From here, do I try to make educated guesses for a,b, and c? Or do these restrictions give some obvious clues? (I'm sorry if the questions seem easy, I haven't done math in a couple of years, and I'm quite rusty...)

Ray Vickson
Homework Helper
Dearly Missed
Ok, now I have expanded it out as you suggested:
$$p(x)=(ax^2+bx+c)(x^2-14\sqrt{2}x+87)$$
which ends up with:
$$p(x)=(a)x^4+(b-14\sqrt{2}a)x^3+(87a-14\sqrt{2}b+c)x^2+(87b-14\sqrt{2}c)x+87c$$

From here, do I try to make educated guesses for a,b, and c?

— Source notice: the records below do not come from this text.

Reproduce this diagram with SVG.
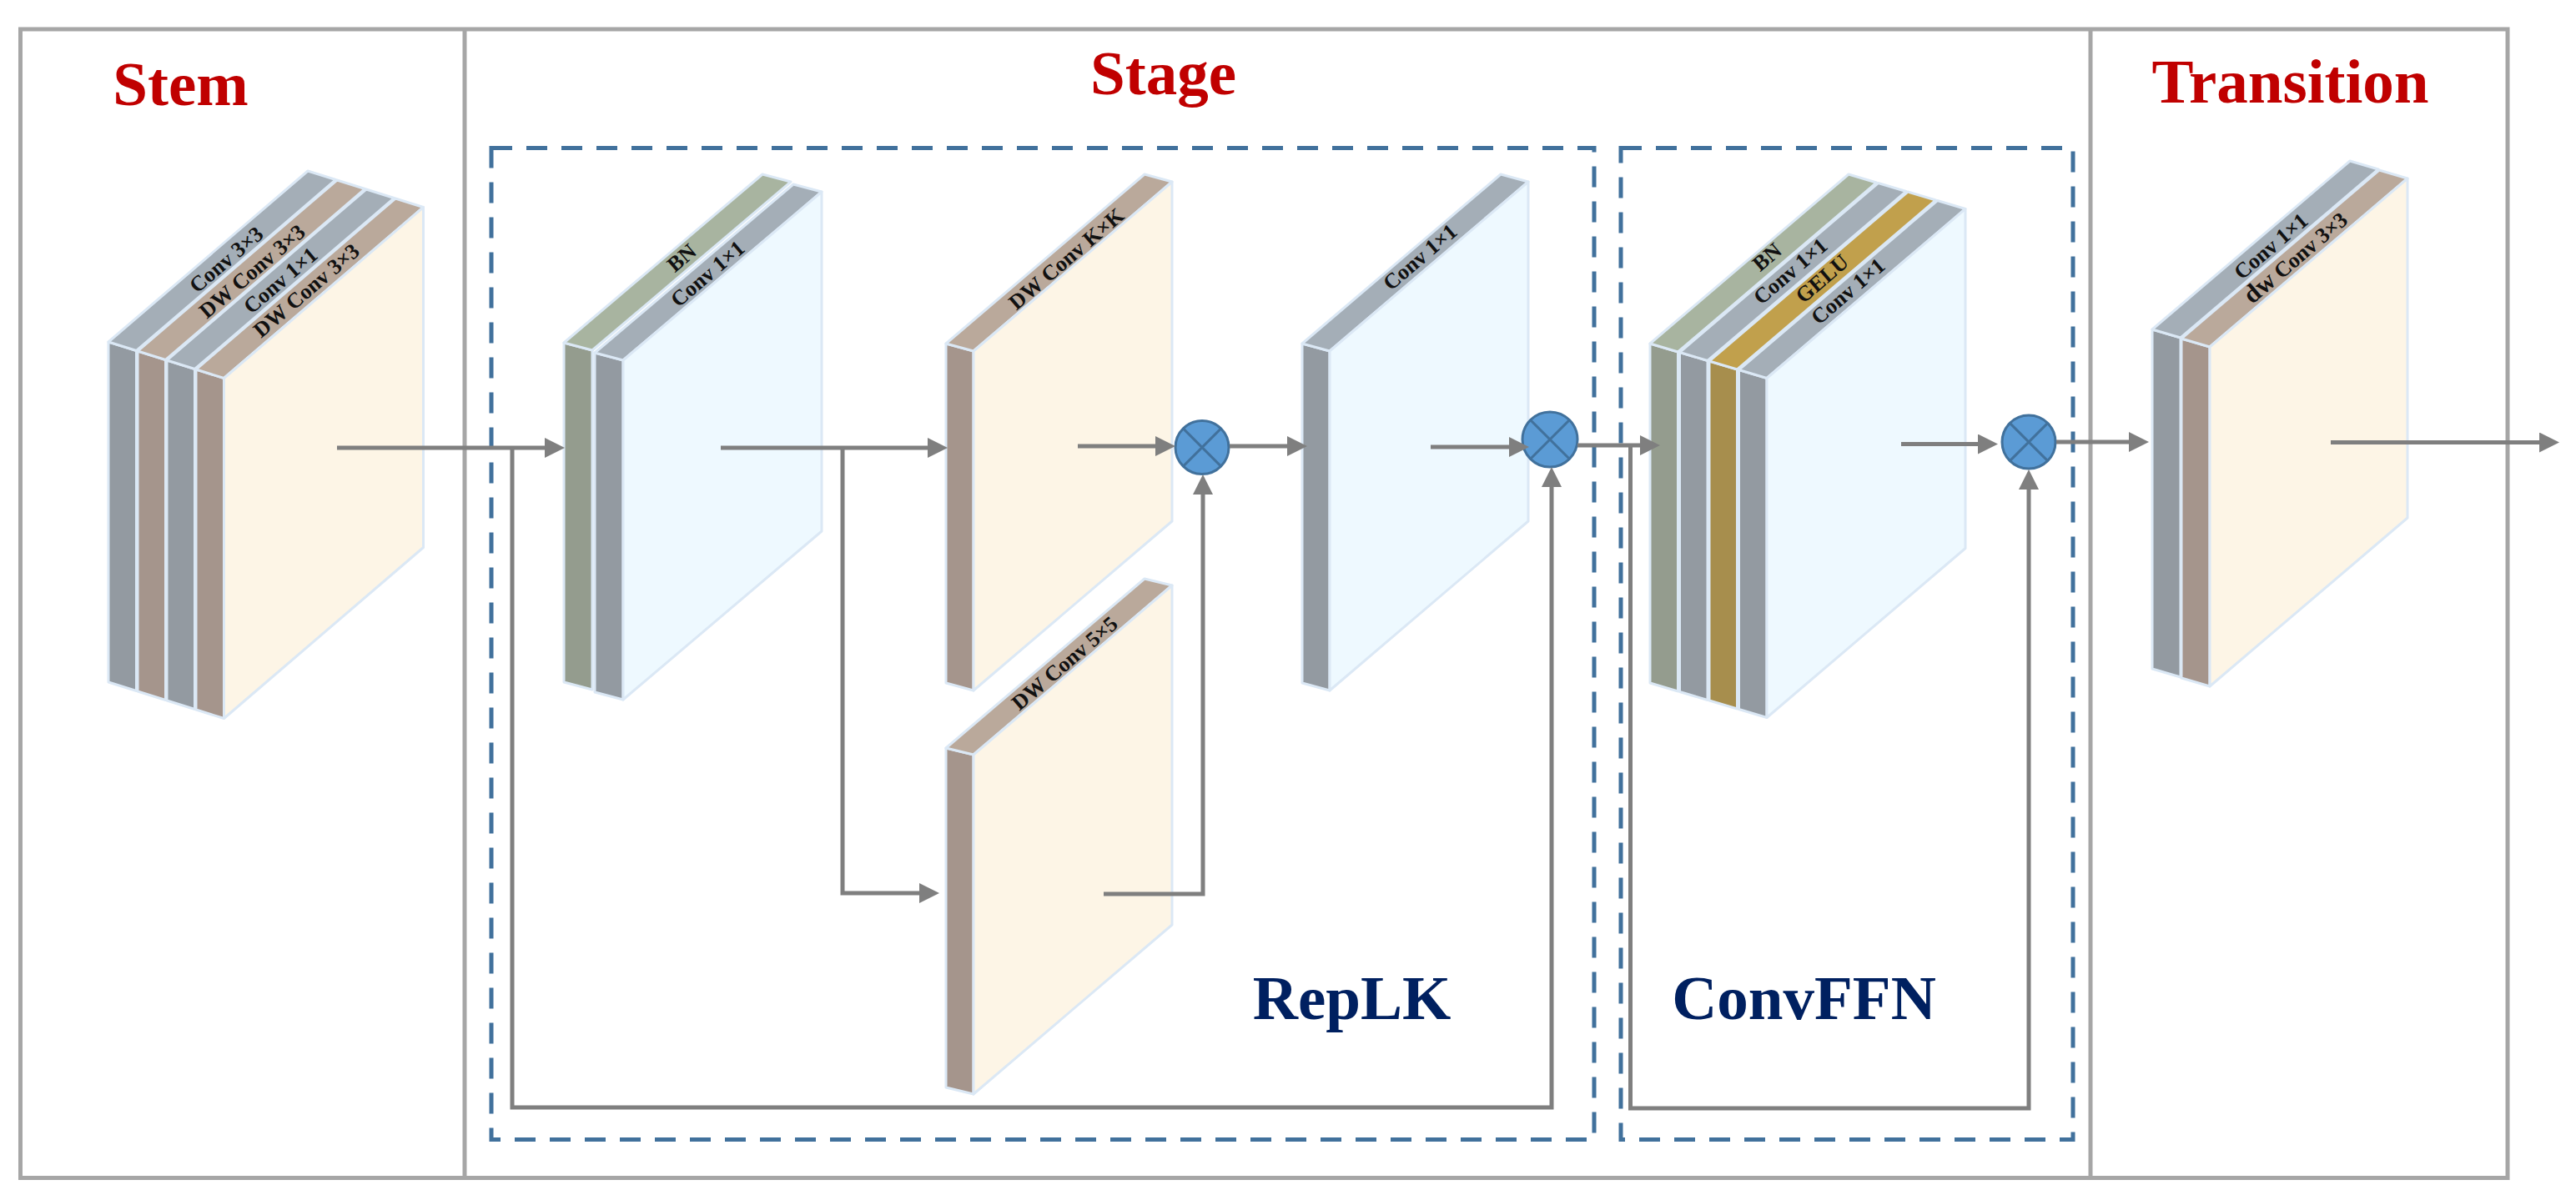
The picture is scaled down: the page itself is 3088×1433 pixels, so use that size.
<svg xmlns="http://www.w3.org/2000/svg" width="3088" height="1433" viewBox="0 0 3088 1433">
<defs>
<style>
.frame{fill:none;stroke:#a6a6a6;stroke-width:5}
.dash{fill:none;stroke:#41719c;stroke-width:5;stroke-dasharray:25 17}
.conn{fill:none;stroke:#7f7f7f;stroke-width:5;marker-end:url(#arr)}
.f{stroke:#dbe8f5;stroke-width:3;stroke-linejoin:round}
.gs{fill:#939aa1}.gt{fill:#a4aeb7}
.bs{fill:#a5958c}.bt{fill:#baa99b}
.ns{fill:#949c8e}.nt{fill:#a8b4a0}
.ys{fill:#a78e4d}.yt{fill:#c1a04c}
.cream{fill:#fdf5e6}.ice{fill:#eef9ff}
.lbl{font-family:"Liberation Serif","Times New Roman",serif;font-weight:bold;font-size:26px;fill:#111;text-anchor:middle}
.title{font-family:"Liberation Serif","Times New Roman",serif;font-weight:bold;font-size:75px;fill:#c00000;text-anchor:middle}
.sub{font-family:"Liberation Serif","Times New Roman",serif;font-weight:bold;font-size:75px;fill:#002060;text-anchor:middle}
.mul circle{fill:#5b9bd5;stroke:#41719c;stroke-width:3}
.mul path{stroke:#41719c;stroke-width:3;fill:none}
</style>
<marker id="arr" markerUnits="userSpaceOnUse" markerWidth="24" markerHeight="24" refX="14" refY="12" orient="auto" viewBox="0 0 24 24">
<path d="M0,0 L24,12 L0,24 Z" fill="#7f7f7f"/>
</marker>
</defs>
<rect width="3088" height="1433" fill="#ffffff"/>

<g id="frame">
<rect class="frame" x="24.5" y="35" width="2981.5" height="1377.5"/>
<line class="frame" x1="557" y1="35" x2="557" y2="1412.5"/>
<line class="frame" x1="2506" y1="35" x2="2506" y2="1412.5"/>
<text class="title" x="216.5" y="126">Stem</text>
<text class="title" x="1394.5" y="113">Stage</text>
<text class="title" x="2745.5" y="123">Transition</text>
</g>

<g id="replk-box">
<rect class="dash" x="589" y="177.5" width="1322" height="1189"/>
<text class="sub" x="1620.5" y="1222">RepLK</text>
</g>
<g id="convffn-box">
<rect class="dash" x="1943" y="177.5" width="542" height="1189"/>
<text class="sub" x="2162.5" y="1222">ConvFFN</text>
</g>

<g id="stem-block">
<polygon class="f gs" points="130,410 163.5,420.5 163.5,828.5 130,818"/>
<polygon class="f gt" points="130,410 163.5,420.5 402.5,215.5 369,205"/>
<polygon class="f bs" points="165,421 198.5,431.5 198.5,839.5 165,829"/>
<polygon class="f bt" points="165,421 198.5,431.5 437.5,226.5 404,216"/>
<polygon class="f gs" points="200,432 233.5,442.5 233.5,850.5 200,840"/>
<polygon class="f gt" points="200,432 233.5,442.5 472.5,237.5 439,227"/>
<polygon class="f bs" points="235,443 268.5,453.5 268.5,861.5 235,851"/>
<polygon class="f bt" points="235,443 268.5,453.5 507.5,248.5 474,238"/>
<polygon class="f cream" points="268.5,453.5 507.5,248.5 507.5,656.5 268.5,861.5"/>
<text class="lbl" transform="translate(271,311) rotate(-40.5)" y="9">Conv 3×3</text>
<text class="lbl" transform="translate(302,325) rotate(-40.5)" y="9">DW Conv 3×3</text>
<text class="lbl" transform="translate(336,336) rotate(-40.5)" y="9">Conv 1×1</text>
<text class="lbl" transform="translate(367,348) rotate(-40.5)" y="9">DW Conv 3×3</text>
</g>

<g id="bn-conv1x1">
<polygon class="f ns" points="676,411 710,420 710,827 676,818"/>
<polygon class="f nt" points="676,411 710,420 948,218 914,209"/>
<polygon class="f gs" points="713,423 747,432 747,839 713,830"/>
<polygon class="f gt" points="713,423 747,432 985,230 951,221"/>
<polygon class="f ice" points="747,432 985,230 985,637 747,839"/>
<text class="lbl" transform="translate(817,309) rotate(-40.5)" y="9">BN</text>
<text class="lbl" transform="translate(848,328) rotate(-40.5)" y="9">Conv 1×1</text>
</g>

<g id="dwconv-kxk">
<polygon class="f bs" points="1134,412 1167,421 1167,828 1134,819"/>
<polygon class="f bt" points="1134,412 1167,421 1405,218 1372,209"/>
<polygon class="f cream" points="1167,421 1405,218 1405,625 1167,828"/>
<text class="lbl" transform="translate(1278,310) rotate(-40.5)" y="9">DW Conv K×K</text>
</g>

<g id="dwconv-5x5">
<polygon class="f bs" points="1134,897 1167,905 1167,1312 1134,1304"/>
<polygon class="f bt" points="1134,897 1167,905 1405,702 1372,694"/>
<polygon class="f cream" points="1167,905 1405,702 1405,1109 1167,1312"/>
<text class="lbl" transform="translate(1276,795) rotate(-40.5)" y="9">DW Conv 5×5</text>
</g>

<g id="conv1x1-mid">
<polygon class="f gs" points="1561,412 1594,421 1594,828 1561,819"/>
<polygon class="f gt" points="1561,412 1594,421 1832,218 1799,209"/>
<polygon class="f ice" points="1594,421 1832,218 1832,625 1594,828"/>
<text class="lbl" transform="translate(1702,308) rotate(-40.5)" y="9">Conv 1×1</text>
</g>

<g id="convffn-block">
<polygon class="f ns" points="1978,412 2011.5,422 2011.5,829 1978,819"/>
<polygon class="f nt" points="1978,412 2011.5,422 2249.5,219 2216,209"/>
<polygon class="f gs" points="2013.5,422.5 2047,432.5 2047,839.5 2013.5,829.5"/>
<polygon class="f gt" points="2013.5,422.5 2047,432.5 2285,229.5 2251.5,219.5"/>
<polygon class="f ys" points="2049,433 2082.5,443 2082.5,850 2049,840"/>
<polygon class="f yt" points="2049,433 2082.5,443 2320.5,240 2287,230"/>
<polygon class="f gs" points="2084.5,443.5 2118,453.5 2118,860.5 2084.5,850.5"/>
<polygon class="f gt" points="2084.5,443.5 2118,453.5 2356,250.5 2322.5,240.5"/>
<polygon class="f ice" points="2118,453.5 2356,250.5 2356,657.5 2118,860.5"/>
<text class="lbl" transform="translate(2118,308) rotate(-40.5)" y="9">BN</text>
<text class="lbl" transform="translate(2146,325) rotate(-40.5)" y="9">Conv 1×1</text>
<text class="lbl" transform="translate(2184,334) rotate(-40.5)" y="9">GELU</text>
<text class="lbl" transform="translate(2215,349) rotate(-40.5)" y="9">Conv 1×1</text>
</g>

<g id="transition-block">
<polygon class="f gs" points="2580,395 2614,405 2614,812 2580,802"/>
<polygon class="f gt" points="2580,395 2614,405 2851,203 2817,193"/>
<polygon class="f bs" points="2615,406 2649,416 2649,823 2615,813"/>
<polygon class="f bt" points="2615,406 2649,416 2886,214 2852,204"/>
<polygon class="f cream" points="2649,416 2886,214 2886,621 2649,823"/>
<text class="lbl" transform="translate(2722,295) rotate(-40.5)" y="9">Conv 1×1</text>
<text class="lbl" transform="translate(2752,309) rotate(-40.5)" y="9"><tspan font-size="31">dw</tspan> Conv 3×3</text>
</g>

<g id="mul1" class="mul">
<circle cx="1441" cy="536.5" r="32"/>
<path d="M1418.4,513.9 L1463.6,559.1 M1463.6,513.9 L1418.4,559.1"/>
</g>
<g id="mul2" class="mul">
<circle cx="1858" cy="527" r="33"/>
<path d="M1834.7,503.7 L1881.3,550.3 M1881.3,503.7 L1834.7,550.3"/>
</g>
<g id="mul3" class="mul">
<circle cx="2432" cy="530" r="32"/>
<path d="M2409.4,507.4 L2454.6,552.6 M2454.6,507.4 L2409.4,552.6"/>
</g>

<g id="connectors">
<path class="conn" d="M404,537 H667"/>
<path class="conn" d="M614,537 V1328 H1860 V570"/>
<path class="conn" d="M864,537 H1126"/>
<path class="conn" d="M1010,537 V1071 H1116"/>
<path class="conn" d="M1292,535 H1399"/>
<path class="conn" d="M1323,1072 H1442 V579"/>
<path class="conn" d="M1474,535 H1557"/>
<path class="conn" d="M1715,536 H1823"/>
<path class="conn" d="M1891,534 H1980"/>
<path class="conn" d="M1954.5,535 V1329 H2432 V573"/>
<path class="conn" d="M2279,532.5 H2385"/>
<path class="conn" d="M2465,530 H2566"/>
<path class="conn" d="M2794,530.5 H3058"/>
</g>
</svg>
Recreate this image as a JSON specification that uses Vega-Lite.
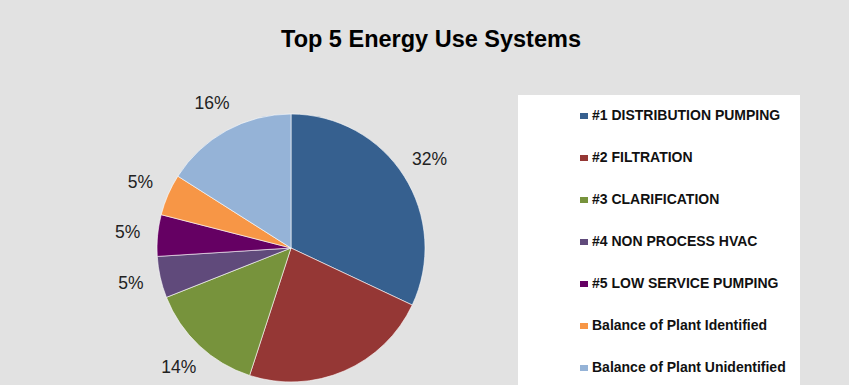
{
  "$schema": "https://vega.github.io/schema/vega-lite/v6.json",
  "width": 582,
  "height": 274,
  "autosize": {"type": "none"},
  "padding": {"left": 0, "top": 111, "right": 267, "bottom": 0},
  "background": "#e2e2e2",
  "title": {
    "text": "Top 5 Energy Use Systems",
    "font": "Liberation Sans",
    "fontSize": 23.5,
    "fontWeight": "bold",
    "color": "#000000",
    "anchor": "middle",
    "frame": "group",
    "dx": 140,
    "offset": 44
  },
  "data": {
    "values": [
      {"system": "#1 DISTRIBUTION PUMPING", "share": 0.32, "idx": 1},
      {"system": "#2 FILTRATION", "share": 0.23, "idx": 2},
      {"system": "#3 CLARIFICATION", "share": 0.14, "idx": 3},
      {"system": "#4 NON PROCESS HVAC", "share": 0.05, "idx": 4},
      {"system": "#5 LOW SERVICE PUMPING", "share": 0.05, "idx": 5},
      {"system": "Balance of Plant Identified", "share": 0.05, "idx": 6},
      {"system": "Balance of Plant Unidentified", "share": 0.16, "idx": 7}
    ]
  },
  "layer": [
    {
      "mark": {"type": "arc", "outerRadius": 134, "stroke": "#ffffff", "strokeWidth": 0.6},
      "encoding": {
        "theta": {"field": "share", "type": "quantitative", "stack": true},
        "order": {"field": "idx", "type": "quantitative"},
        "color": {
          "field": "system",
          "type": "nominal",
          "sort": null,
          "scale": {
            "domain": ["#1 DISTRIBUTION PUMPING", "#2 FILTRATION", "#3 CLARIFICATION", "#4 NON PROCESS HVAC", "#5 LOW SERVICE PUMPING", "Balance of Plant Identified", "Balance of Plant Unidentified"],
            "range": ["#36608F", "#953735", "#77933C", "#604A7B", "#650063", "#F79646", "#95B3D7"]
          },
          "legend": {
            "orient": "none",
            "legendX": 518,
            "legendY": -16,
            "title": null
          }
        }
      }
    },
    {
      "mark": {"type": "text", "radius": 164, "font": "Liberation Sans", "fontSize": 17.5, "fill": "#222222"},
      "encoding": {
        "theta": {"field": "share", "type": "quantitative", "stack": true},
        "order": {"field": "idx", "type": "quantitative"},
        "text": {"field": "share", "type": "quantitative", "format": ".0%"}
      }
    }
  ],
  "config": {
    "view": {"stroke": null},
    "legend": {
      "fillColor": "#ffffff",
      "padding": 14,
      "symbolOffset": 45,
      "symbolType": "M-1,-0.75H1V0.75H-1Z",
      "symbolSize": 64,
      "symbolStrokeWidth": 0,
      "labelFont": "Liberation Sans",
      "labelFontSize": 14,
      "labelFontWeight": "bold",
      "labelColor": "#111111",
      "labelOffset": 1,
      "rowPadding": 28,
      "labelLimit": 400
    }
  }
}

Or do these restrictions give some obvious clues? (I'm sorry if the questions seem easy, I haven't done math in a couple of years, and I'm quite rusty...)
If you write
$$p(x) = N_4 x^4 + N_3 x^3 + N_2 x^2 + N_1 x + N_0,$$
where the ##N_i## are integers, you can solve for a,b,c in terms of ##N_4,N_3,N_2##. Then you can use those formulas to express ##N_0## and ##N_1## in terms of ##N_4,N_3,N_2##. By requiring that ##N_0## and ##N_1## be integers, this will greatly restrict the possible values of ##N_2,N_3,N_4##. Try it and see! (Admittedly, I used the computer algebra package Maple to do all the work, but I guess you might be able to do it using Wolfram Alpha---available freely on-line. Even doing it by hand is not too bad.)